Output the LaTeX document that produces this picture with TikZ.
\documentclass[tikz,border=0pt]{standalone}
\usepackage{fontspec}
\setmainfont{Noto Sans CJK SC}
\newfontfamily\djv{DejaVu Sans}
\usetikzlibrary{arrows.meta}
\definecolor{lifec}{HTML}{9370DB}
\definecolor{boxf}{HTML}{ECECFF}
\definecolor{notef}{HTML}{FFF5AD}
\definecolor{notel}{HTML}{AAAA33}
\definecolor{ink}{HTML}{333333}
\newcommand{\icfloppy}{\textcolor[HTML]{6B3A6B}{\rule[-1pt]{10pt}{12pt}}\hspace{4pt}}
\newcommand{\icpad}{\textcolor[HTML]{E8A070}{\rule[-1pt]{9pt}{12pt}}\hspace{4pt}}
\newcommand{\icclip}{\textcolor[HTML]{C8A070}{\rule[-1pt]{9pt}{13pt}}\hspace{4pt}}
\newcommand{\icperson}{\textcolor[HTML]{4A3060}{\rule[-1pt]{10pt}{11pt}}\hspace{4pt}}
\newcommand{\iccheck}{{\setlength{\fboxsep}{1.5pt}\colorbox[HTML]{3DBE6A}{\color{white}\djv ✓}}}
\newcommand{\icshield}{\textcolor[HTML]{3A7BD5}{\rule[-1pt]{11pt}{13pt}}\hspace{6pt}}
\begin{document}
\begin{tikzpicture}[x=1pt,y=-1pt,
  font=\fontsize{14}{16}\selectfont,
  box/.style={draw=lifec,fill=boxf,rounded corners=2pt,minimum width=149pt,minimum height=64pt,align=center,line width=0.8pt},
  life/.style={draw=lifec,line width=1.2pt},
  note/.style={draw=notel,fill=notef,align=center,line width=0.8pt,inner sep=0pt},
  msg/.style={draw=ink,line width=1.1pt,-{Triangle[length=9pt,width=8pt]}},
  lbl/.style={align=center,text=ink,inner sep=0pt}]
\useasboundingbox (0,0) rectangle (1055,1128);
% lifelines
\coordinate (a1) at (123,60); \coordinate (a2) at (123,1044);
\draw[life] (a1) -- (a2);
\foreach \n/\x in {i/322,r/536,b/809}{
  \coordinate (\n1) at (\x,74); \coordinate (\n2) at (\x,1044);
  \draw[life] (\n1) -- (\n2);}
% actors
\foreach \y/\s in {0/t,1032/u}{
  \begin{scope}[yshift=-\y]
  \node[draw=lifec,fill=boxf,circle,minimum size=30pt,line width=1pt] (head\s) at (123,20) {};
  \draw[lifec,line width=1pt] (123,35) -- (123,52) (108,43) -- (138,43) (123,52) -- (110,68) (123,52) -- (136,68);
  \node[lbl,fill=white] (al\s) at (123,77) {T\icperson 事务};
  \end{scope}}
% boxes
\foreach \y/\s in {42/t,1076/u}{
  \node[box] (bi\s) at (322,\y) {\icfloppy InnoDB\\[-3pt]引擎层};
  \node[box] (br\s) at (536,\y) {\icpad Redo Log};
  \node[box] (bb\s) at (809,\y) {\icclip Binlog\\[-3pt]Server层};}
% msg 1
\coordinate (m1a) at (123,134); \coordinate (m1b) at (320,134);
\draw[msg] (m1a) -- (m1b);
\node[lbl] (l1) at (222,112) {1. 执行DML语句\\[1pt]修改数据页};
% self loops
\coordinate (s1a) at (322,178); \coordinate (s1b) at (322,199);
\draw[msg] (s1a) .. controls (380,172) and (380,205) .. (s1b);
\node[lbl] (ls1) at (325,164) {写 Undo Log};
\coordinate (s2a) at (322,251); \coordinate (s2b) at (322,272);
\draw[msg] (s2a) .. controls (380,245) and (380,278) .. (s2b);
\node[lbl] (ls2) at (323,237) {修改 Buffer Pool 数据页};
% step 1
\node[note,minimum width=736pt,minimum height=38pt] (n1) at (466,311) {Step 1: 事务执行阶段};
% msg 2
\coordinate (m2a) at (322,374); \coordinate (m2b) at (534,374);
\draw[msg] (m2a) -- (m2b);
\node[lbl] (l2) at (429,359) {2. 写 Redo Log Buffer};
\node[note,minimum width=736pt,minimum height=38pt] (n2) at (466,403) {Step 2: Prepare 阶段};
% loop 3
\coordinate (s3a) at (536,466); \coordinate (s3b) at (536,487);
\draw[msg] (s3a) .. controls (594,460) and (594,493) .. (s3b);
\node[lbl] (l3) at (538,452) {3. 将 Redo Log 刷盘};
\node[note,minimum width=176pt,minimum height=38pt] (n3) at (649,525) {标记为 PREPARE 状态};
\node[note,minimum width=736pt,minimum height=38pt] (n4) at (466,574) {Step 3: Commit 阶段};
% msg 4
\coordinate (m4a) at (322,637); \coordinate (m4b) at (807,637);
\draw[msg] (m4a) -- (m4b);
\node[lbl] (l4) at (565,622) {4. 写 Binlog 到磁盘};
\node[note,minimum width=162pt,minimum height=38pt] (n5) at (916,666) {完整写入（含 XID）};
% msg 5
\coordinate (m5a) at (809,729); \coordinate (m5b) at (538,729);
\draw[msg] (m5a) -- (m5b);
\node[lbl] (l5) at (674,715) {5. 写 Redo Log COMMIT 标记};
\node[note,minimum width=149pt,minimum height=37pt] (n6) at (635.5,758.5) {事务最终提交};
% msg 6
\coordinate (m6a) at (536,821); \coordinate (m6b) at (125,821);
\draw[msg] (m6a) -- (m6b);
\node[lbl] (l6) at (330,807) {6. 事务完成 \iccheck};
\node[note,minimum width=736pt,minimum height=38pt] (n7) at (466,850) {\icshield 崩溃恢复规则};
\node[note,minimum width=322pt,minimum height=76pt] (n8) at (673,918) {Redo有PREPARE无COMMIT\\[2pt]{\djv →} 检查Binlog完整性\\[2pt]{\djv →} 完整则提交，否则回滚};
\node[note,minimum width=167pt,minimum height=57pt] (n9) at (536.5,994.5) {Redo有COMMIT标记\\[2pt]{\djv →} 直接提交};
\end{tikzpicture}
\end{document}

Brief: Word for word, write out the data.

Correct answer:
Output the LaTeX document that produces this picture with TikZ.
\documentclass[tikz,border=0pt]{standalone}
\usepackage{fontspec}
\setmainfont{Noto Sans CJK SC}
\newfontfamily\djv{DejaVu Sans}
\usetikzlibrary{arrows.meta}
\definecolor{lifec}{HTML}{9370DB}
\definecolor{boxf}{HTML}{ECECFF}
\definecolor{notef}{HTML}{FFF5AD}
\definecolor{notel}{HTML}{AAAA33}
\definecolor{ink}{HTML}{333333}
\newcommand{\icfloppy}{\textcolor[HTML]{6B3A6B}{\rule[-1pt]{10pt}{12pt}}\hspace{4pt}}
\newcommand{\icpad}{\textcolor[HTML]{E8A070}{\rule[-1pt]{9pt}{12pt}}\hspace{4pt}}
\newcommand{\icclip}{\textcolor[HTML]{C8A070}{\rule[-1pt]{9pt}{13pt}}\hspace{4pt}}
\newcommand{\icperson}{\textcolor[HTML]{4A3060}{\rule[-1pt]{10pt}{11pt}}\hspace{4pt}}
\newcommand{\iccheck}{{\setlength{\fboxsep}{1.5pt}\colorbox[HTML]{3DBE6A}{\color{white}\djv ✓}}}
\newcommand{\icshield}{\textcolor[HTML]{3A7BD5}{\rule[-1pt]{11pt}{13pt}}\hspace{6pt}}
\begin{document}
\begin{tikzpicture}[x=1pt,y=-1pt,
  font=\fontsize{14}{16}\selectfont,
  box/.style={draw=lifec,fill=boxf,rounded corners=2pt,minimum width=149pt,minimum height=64pt,align=center,line width=0.8pt},
  life/.style={draw=lifec,line width=1.2pt},
  note/.style={draw=notel,fill=notef,align=center,line width=0.8pt,inner sep=0pt},
  msg/.style={draw=ink,line width=1.1pt,-{Triangle[length=9pt,width=8pt]}},
  lbl/.style={align=center,text=ink,inner sep=0pt}]
\useasboundingbox (0,0) rectangle (1055,1128);
% lifelines
\coordinate (a1) at (123,60); \coordinate (a2) at (123,1044);
\draw[life] (a1) -- (a2);
\foreach \n/\x in {i/322,r/536,b/809}{
  \coordinate (\n1) at (\x,74); \coordinate (\n2) at (\x,1044);
  \draw[life] (\n1) -- (\n2);}
% actors
\foreach \y/\s in {0/t,1032/u}{
  \begin{scope}[yshift=-\y]
  \node[draw=lifec,fill=boxf,circle,minimum size=30pt,line width=1pt] (head\s) at (123,20) {};
  \draw[lifec,line width=1pt] (123,35) -- (123,52) (108,43) -- (138,43) (123,52) -- (110,68) (123,52) -- (136,68);
  \node[lbl,fill=white] (al\s) at (123,77) {T\icperson 事务};
  \end{scope}}
% boxes
\foreach \y/\s in {42/t,1076/u}{
  \node[box] (bi\s) at (322,\y) {\icfloppy InnoDB\\[-3pt]引擎层};
  \node[box] (br\s) at (536,\y) {\icpad Redo Log};
  \node[box] (bb\s) at (809,\y) {\icclip Binlog\\[-3pt]Server层};}
% msg 1
\coordinate (m1a) at (123,134); \coordinate (m1b) at (320,134);
\draw[msg] (m1a) -- (m1b);
\node[lbl] (l1) at (222,112) {1. 执行DML语句\\[1pt]修改数据页};
% self loops
\coordinate (s1a) at (322,178); \coordinate (s1b) at (322,199);
\draw[msg] (s1a) .. controls (380,172) and (380,205) .. (s1b);
\node[lbl] (ls1) at (325,164) {写 Undo Log};
\coordinate (s2a) at (322,251); \coordinate (s2b) at (322,272);
\draw[msg] (s2a) .. controls (380,245) and (380,278) .. (s2b);
\node[lbl] (ls2) at (323,237) {修改 Buffer Pool 数据页};
% step 1
\node[note,minimum width=736pt,minimum height=38pt] (n1) at (466,311) {Step 1: 事务执行阶段};
% msg 2
\coordinate (m2a) at (322,374); \coordinate (m2b) at (534,374);
\draw[msg] (m2a) -- (m2b);
\node[lbl] (l2) at (429,359) {2. 写 Redo Log Buffer};
\node[note,minimum width=736pt,minimum height=38pt] (n2) at (466,403) {Step 2: Prepare 阶段};
% loop 3
\coordinate (s3a) at (536,466); \coordinate (s3b) at (536,487);
\draw[msg] (s3a) .. controls (594,460) and (594,493) .. (s3b);
\node[lbl] (l3) at (538,452) {3. 将 Redo Log 刷盘};
\node[note,minimum width=176pt,minimum height=38pt] (n3) at (649,525) {标记为 PREPARE 状态};
\node[note,minimum width=736pt,minimum height=38pt] (n4) at (466,574) {Step 3: Commit 阶段};
% msg 4
\coordinate (m4a) at (322,637); \coordinate (m4b) at (807,637);
\draw[msg] (m4a) -- (m4b);
\node[lbl] (l4) at (565,622) {4. 写 Binlog 到磁盘};
\node[note,minimum width=162pt,minimum height=38pt] (n5) at (916,666) {完整写入（含 XID）};
% msg 5
\coordinate (m5a) at (809,729); \coordinate (m5b) at (538,729);
\draw[msg] (m5a) -- (m5b);
\node[lbl] (l5) at (674,715) {5. 写 Redo Log COMMIT 标记};
\node[note,minimum width=149pt,minimum height=37pt] (n6) at (635.5,758.5) {事务最终提交};
% msg 6
\coordinate (m6a) at (536,821); \coordinate (m6b) at (125,821);
\draw[msg] (m6a) -- (m6b);
\node[lbl] (l6) at (330,807) {6. 事务完成 \iccheck};
\node[note,minimum width=736pt,minimum height=38pt] (n7) at (466,850) {\icshield 崩溃恢复规则};
\node[note,minimum width=322pt,minimum height=76pt] (n8) at (673,918) {Redo有PREPARE无COMMIT\\[2pt]{\djv →} 检查Binlog完整性\\[2pt]{\djv →} 完整则提交，否则回滚};
\node[note,minimum width=167pt,minimum height=57pt] (n9) at (536.5,994.5) {Redo有COMMIT标记\\[2pt]{\djv →} 直接提交};
\end{tikzpicture}
\end{document}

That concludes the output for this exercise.